Westbury Bancorp Inc.

Westbury Bancorp Inc. (WBB) completed its initial conversion offering in April 2013. The bank, headquartered in West Bend, Wisc., has eight branches with about $797.4 million in total assets. Commercial real estate and single-family and multifamily homes make up about 83% of the loan portfolio, and management has done a good job of underwriting the loans. Some 0.03% of the bank's loans were  90 days past due (or more) or were non-performing loans. This figure is as of June 2017. The national average is 1.04%.

Most interestingly, Westbury delisted its stock from the Nasdaq exchange in October 2017, and set a deregistration date with the SEC of Jan. 15, 2018. Such a delisting can be a step toward either a takeover or a merger. Word of warning: Delisting sometimes indicates a company is going to declare bankruptcy. After its delisting, the company announced its sixth stock repurchase program. Such a move typically indicates management's confidence in the company.

Charter Financial Corp.

Charter Financial Corp. (CHFN) also completed their initial conversion offering in April 2013. The bank is based in West Point, Ga. and has 20 branches spread across Georgia, Alabama and the Florida panhandle. As of September 2017, total assets were $1.6 billion. Charter Financial’s management took advantage of the credit crisis to purchase three banks with FDIC loan-loss sharing arrangements between 2009 and 2011 to expand their Florida and Georgia operations. 
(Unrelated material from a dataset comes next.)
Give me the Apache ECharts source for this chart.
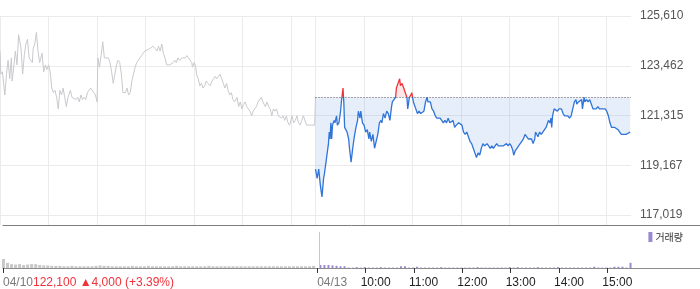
<!DOCTYPE html>
<html><head><meta charset="utf-8">
<script src="https://cdn.jsdelivr.net/npm/echarts@6/dist/echarts.min.js"></script>
<style>html,body{margin:0;padding:0;background:#fff}#c{width:700px;height:289px}</style>
</head><body><div id="c"></div>
<script>
// ---------- data ----------
const prevDate = '04/10';
const curDate = '04/13';
const hourLabels = ['10:00', '11:00', '12:00', '13:00', '14:00', '15:00'];
const yTickValues = [117019, 119167, 121315, 123462, 125610];
const yMinValue = 116587;
const basePrice = 122100;
const lastInfo = '122,100 \u25B24,000 (+3.39%)';

// [minutes since 09:00, price]  -- 04/10
const day1 = [
[0,124100],[1,123100],[3,123200],[6,122200],[8,123100],[10,123700],[12,122900],[14,123800],[15,122800],[17,123400],
[19,124100],[21,123500],[23,124800],[26,124200],[28,123100],[30,123900],[32,124400],[34,124600],[36,123800],[38,123800],
[40,123600],[41,124200],[43,124400],[45,124900],[47,124100],[49,123600],[52,124000],[54,123200],[56,123500],[58,123300],
[60,123500],[62,123200],[64,122500],[66,122300],[68,122400],[70,122100],[72,121600],[74,122400],[76,122200],[78,122500],
[80,122100],[82,121700],[84,122100],[87,122400],[89,122100],[91,122100],[94,122000],[96,122100],[98,121900],[100,122200],
[102,122000],[104,122100],[106,122000],[108,122300],[110,122300],[112,122500],[114,122500],[116,122300],[118,122200],[120,121900],
[121,123800],[123,123400],[125,123900],[127,124500],[129,123800],[131,123800],[134,123800],[136,123600],[138,123200],[140,122700],
[142,123100],[144,123500],[146,123700],[148,123600],[150,123100],[152,122300],[155,122300],[157,122500],[159,122200],[161,122300],
[163,122800],[165,123100],[167,123400],[169,123600],[171,123700],[173,123800],[175,123900],[177,124000],[179,124100],[181,124100],
[185,124200],[189,124300],[192,124200],[194,124100],[196,124300],[198,124100],[200,124400],[202,124000],[204,123800],[206,123500],
[210,123500],[214,123600],[216,123700],[218,123600],[220,123800],[222,123700],[225,123800],[227,123800],[229,123800],[231,123900],
[233,123800],[235,123800],[237,123600],[238,123400],[240,123600],[242,123400],[243,123100],[245,122900],[247,122600],[249,122700],
[251,122500],[253,122600],[255,122800],[257,122700],[260,122600],[262,122800],[264,122800],[266,123000],[268,122900],[270,123000],
[272,123100],[274,122900],[276,122700],[278,122500],[280,122700],[282,122400],[284,122200],[286,122300],[288,122000],[290,121900],
[293,122100],[295,121700],[297,121900],[299,121600],[301,121800],[303,121900],[305,121700],[307,121600],[309,121500],[311,121300],
[313,121500],[315,121600],[317,121700],[319,121900],[321,121900],[323,122100],[325,121900],[328,121700],[330,121900],[332,121700],
[334,121600],[336,121300],[338,121600],[340,121500],[342,121600],[344,121300],[346,121300],[348,121200],[350,121300],[352,121100],
[354,121300],[356,121000],[358,120900],[361,121300],[363,121000],[365,121100],[367,121300],[369,121000],[371,120900],[373,121100],
[375,121300],[377,121300],[379,120900],[385,120900],[389,120900],[390,122100]
];

// [minutes since 09:00, price]  -- 04/13
const day2 = [
[0,119000],[2,118600],[4,119000],[6,118300],[8,117800],[10,118600],[11,118800],[13,119300],[14,119300],[16,120100],
[17,120600],[18,120300],[19,121000],[20,120300],[21,120900],[23,121100],[24,121000],[26,121300],[27,120900],[29,121000],
[31,121500],[32,121900],[34,122500],[35,121900],[36,120800],[39,120600],[41,120300],[42,119900],[44,119300],[46,119900],
[48,120400],[50,120800],[52,121100],[53,121500],[55,121200],[56,121500],[58,121000],[60,120900],[62,120600],[64,120700],
[66,120300],[67,120600],[69,120200],[71,120500],[73,119900],[75,120200],[77,120500],[79,121000],[81,121100],[82,121000],
[84,121400],[86,121200],[88,121500],[90,121400],[92,121100],[94,121700],[95,121900],[97,122000],[99,122100],[100,122500],
[102,122700],[104,122900],[105,122600],[107,122700],[109,122500],[111,122300],[113,122100],[114,121600],[116,122100],[118,122200],
[119,122300],[121,121900],[123,121900],[124,121600],[126,121400],[128,121500],[130,121400],[132,121400],[134,121500],[136,121900],
[138,122100],[139,121900],[142,121900],[144,121600],[146,121500],[148,121300],[150,121200],[154,121200],[156,121100],[158,121000],
[160,121100],[162,121000],[164,121200],[166,121000],[168,121000],[170,121100],[172,120800],[174,120900],[177,121000],[179,121000],
[181,120900],[183,120600],[185,120500],[187,120600],[189,120400],[191,120200],[193,120100],[195,119900],[197,119700],[199,119500],
[201,119700],[203,119600],[205,119900],[207,120100],[209,120000],[212,120100],[214,120000],[216,119900],[218,120000],[220,119900],
[222,120000],[224,120100],[226,120000],[228,120000],[232,120000],[234,120000],[236,120100],[238,120000],[240,120100],[242,120000],
[244,119800],[245,119600],[247,119800],[249,119900],[251,120000],[253,120000],[255,120200],[257,120300],[259,120500],[261,120400],
[263,120300],[265,120300],[267,120300],[269,120100],[271,120300],[272,120600],[275,120400],[277,120600],[279,120500],[281,120600],
[283,120600],[285,120800],[287,121000],[288,121100],[290,121000],[291,121200],[292,120800],[293,121300],[295,121600],[297,121600],
[299,121500],[301,121600],[302,121600],[304,121600],[306,121400],[308,121300],[310,121300],[312,121300],[314,121200],[316,121300],
[318,121600],[320,121900],[322,122000],[323,121800],[325,121900],[327,121900],[329,122000],[330,121600],[332,122100],[333,121900],
[335,122000],[337,121900],[339,122000],[341,121800],[343,121600],[345,121600],[347,121600],[349,121700],[351,121600],[354,121600],
[356,121600],[358,121600],[360,121500],[362,121300],[364,121000],[366,120800],[368,120800],[370,120800],[372,120800],[374,120700],
[376,120600],[378,120500],[380,120500],[384,120500],[386,120500],[389,120600]
];

// volume per 5-minute bucket (relative units)
const vol1 = [21,12,9,8,9,7,8,9,9,7,6,6,5,5,5,4,4,5,4,4,4,4,4,5,6,5,5,4,4,4,4,4,5,4,4,4,5,4,4,4,
              4,4,4,5,4,4,4,4,4,4,4,5,4,4,4,4,4,4,4,4,4,4,4,4,4,4,4,4,4,4,4,4,4,4,4,4,4,5];
const vol2 = [7,7,7,6,5,4,4,1,1,2,1,2,1,1,1,2,1,1,1,1,4,4,1,1,3,1,1,1,1,1,2,1,1,1,1,1,1,1,1,2,
              1,1,1,1,1,1,1,2,1,2,1,1,1,1,2,1,1,1,1,2,1,1,1,1,1,1,1,1,3,1,1,1,1,3,3,3,1,12];

// ---------- layout / helpers ----------
const SESSION = 390, TOTAL = 780, BUCKET = 5;
const PLOT_W = 631, VIEW_W = 700;
const VOL_MAX = 100;
const FONT = "Arial, 'Liberation Sans', 'Noto Sans CJK KR', sans-serif";
const fmt = v => Math.round(v).toString().replace(/\B(?=(\d{3})+(?!\d))/g, ',');

const gridLineValues = [];
for (let m = 0; m < SESSION; m += 60) gridLineValues.push(m);
for (let m = SESSION; m < TOTAL; m += 60) gridLineValues.push(m);

const hourTicks = hourLabels.map((_, i) => SESSION + 60 * (i + 1));
const LABEL_SHIFT = 6;
const tickValues = [0, SESSION].concat(hourTicks);
const labelValues = [0, SESSION].concat(hourTicks.map(t => t - LABEL_SHIFT));
const labelMap = {};
labelMap[0] = '{d|' + prevDate + '}';
labelMap[SESSION] = '{d|' + curDate + '}';
hourTicks.forEach((t, i) => { labelMap[t - LABEL_SHIFT] = '{t|' + hourLabels[i] + '}'; });

const day2Global = day2.map(p => [p[0] + SESSION, p[1]]);
const vol1Data = vol1.map((v, i) => [i * BUCKET + 2, v]);
const vol2Data = vol2.map((v, i) => [SESSION + i * BUCKET + 2, v]);
const volXMax = TOTAL * VIEW_W / PLOT_W;
const yMaxValue = yTickValues[yTickValues.length - 1];

const chart = echarts.init(document.getElementById('c'), null, {renderer: 'canvas'});
chart.setOption({
  animation: false,
  textStyle: {fontFamily: FONT},
  title: {
    text: lastInfo, left: 33, top: 277, padding: 0,
    textStyle: {fontSize: 12, fontWeight: 'normal', color: '#f0323c', fontFamily: FONT}
  },
  legend: {
    data: [{name: '거래량', icon: 'rect'}],
    right: 17, top: 232, padding: 0, itemWidth: 4, itemHeight: 10, itemGap: 4,
    selectedMode: false,
    textStyle: {fontSize: 10, color: '#333', fontFamily: "'Noto Sans CJK KR', sans-serif", padding: [0, 0, 0, -2]}
  },
  grid: [
    {left: 0, right: VIEW_W - PLOT_W, top: 16, bottom: 64},
    {left: 0, right: 0, top: 225, bottom: 21}
  ],
  xAxis: [
    {
      type: 'value', gridIndex: 0, min: 0, max: TOTAL,
      axisLine: {show: false},
      axisTick: {show: false, customValues: gridLineValues},
      axisLabel: {show: false},
      splitLine: {show: true, lineStyle: {color: '#ebebeb', width: 1}}
    },
    {
      type: 'value', gridIndex: 1, min: 0, max: volXMax, position: 'bottom',
      axisLine: {show: true, lineStyle: {color: '#8c8c8c', width: 1}},
      axisTick: {show: true, length: 5, customValues: tickValues, lineStyle: {color: '#333'}},
      axisLabel: {
        show: true, customValues: labelValues, align: 'left', margin: 9,
        fontSize: 12, fontFamily: FONT,
        formatter: v => labelMap[v] || '',
        rich: {
          d: {color: '#7a7a7a', fontSize: 12, fontFamily: FONT},
          t: {color: '#222', fontSize: 12, fontFamily: FONT}
        }
      },
      splitLine: {show: false}
    },
    {
      type: 'value', gridIndex: 1, min: 0, max: volXMax, position: 'top',
      axisLine: {show: true, lineStyle: {color: '#7d7d7d', width: 1}},
      axisTick: {show: false}, axisLabel: {show: false}, splitLine: {show: false}
    }
  ],
  yAxis: [
    {
      type: 'value', gridIndex: 0, position: 'right',
      min: yMinValue, max: yMaxValue,
      axisLine: {show: false},
      axisTick: {show: false, customValues: yTickValues},
      axisLabel: {
        show: true, customValues: yTickValues, margin: 9,
        color: '#555', fontSize: 12, fontFamily: FONT, formatter: v => fmt(v)
      },
      splitLine: {show: true, lineStyle: {color: '#ebebeb', width: 1}}
    },
    {
      type: 'value', gridIndex: 1, min: 0, max: VOL_MAX, show: false,
      splitLine: {show: false}
    }
  ],
  visualMap: {
    show: false, type: 'piecewise', seriesIndex: 1, dimension: 1,
    pieces: [
      {gt: basePrice, lte: yMaxValue, color: '#f0323c'},
      {gte: yMinValue, lte: basePrice, color: '#2f74d8'}
    ],
    outOfRange: {color: '#2f74d8'}
  },
  series: [
    {
      name: prevDate, type: 'line', xAxisIndex: 0, yAxisIndex: 0,
      data: day1, showSymbol: false, symbol: 'none',
      lineStyle: {color: '#c9c9ce', width: 1}, itemStyle: {color: '#c9c9ce'},
      silent: true
    },
    {
      name: curDate, type: 'line', xAxisIndex: 0, yAxisIndex: 0,
      data: day2Global, showSymbol: false, symbol: 'none',
      lineStyle: {width: 1.3},
      areaStyle: {origin: basePrice, opacity: 0.12},
      silent: true, z: 3,
      markLine: {
        silent: true, symbol: ['none', 'none'],
        label: {show: false},
        lineStyle: {color: '#555', type: [1, 2], width: 1},
        data: [[{coord: [SESSION, basePrice]}, {coord: [TOTAL, basePrice]}]]
      }
    },
    {
      name: '거래량 ' + prevDate, type: 'bar', xAxisIndex: 1, yAxisIndex: 1,
      data: vol1Data, barWidth: 3, itemStyle: {color: '#c8c8c8'}, silent: true
    },
    {
      name: '거래량', type: 'bar', xAxisIndex: 1, yAxisIndex: 1,
      data: vol2Data, barWidth: 2, itemStyle: {color: '#9a89cf'}, silent: true,
      markLine: {
        silent: true, symbol: ['none', 'none'], label: {show: false},
        lineStyle: {color: '#c8c8c8', type: 'solid', width: 1},
        data: [[{coord: [SESSION, 0]}, {coord: [SESSION, VOL_MAX * 0.84]}]]
      }
    }
  ]
});
</script>
</body></html>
Almost 70% of the loan portfolio is commercial real estate and single-family homes. It's latest earnings report shows earnings per share (EPS) growth of 20.3% over the previous year. The shareholder list includes bank stock specialists including FJ Capital and Banc Funds LLC. Charter Financial operates in a very competitive market, and they will either have to grow by acquiring more banks going forward or they could easily become a target for one of the larger banks growing in the regions. Bank M&A activity has been brisk in the Southeast, and is expected to continue.

The Bottom Line

Buying these boring little thrifts can lead to enormous profits. With takeover premiums for banks currently averaging 1.35 times book value, the upside from current prices is large enough to justify the purchase at current prices. Given that both banks are growing their book value and repurchasing stock, the potential profit is rising every quarter.

Disclosure: At the time of writing, the author owned shares in Charter Financial Corp and Westbury Bancorp Inc.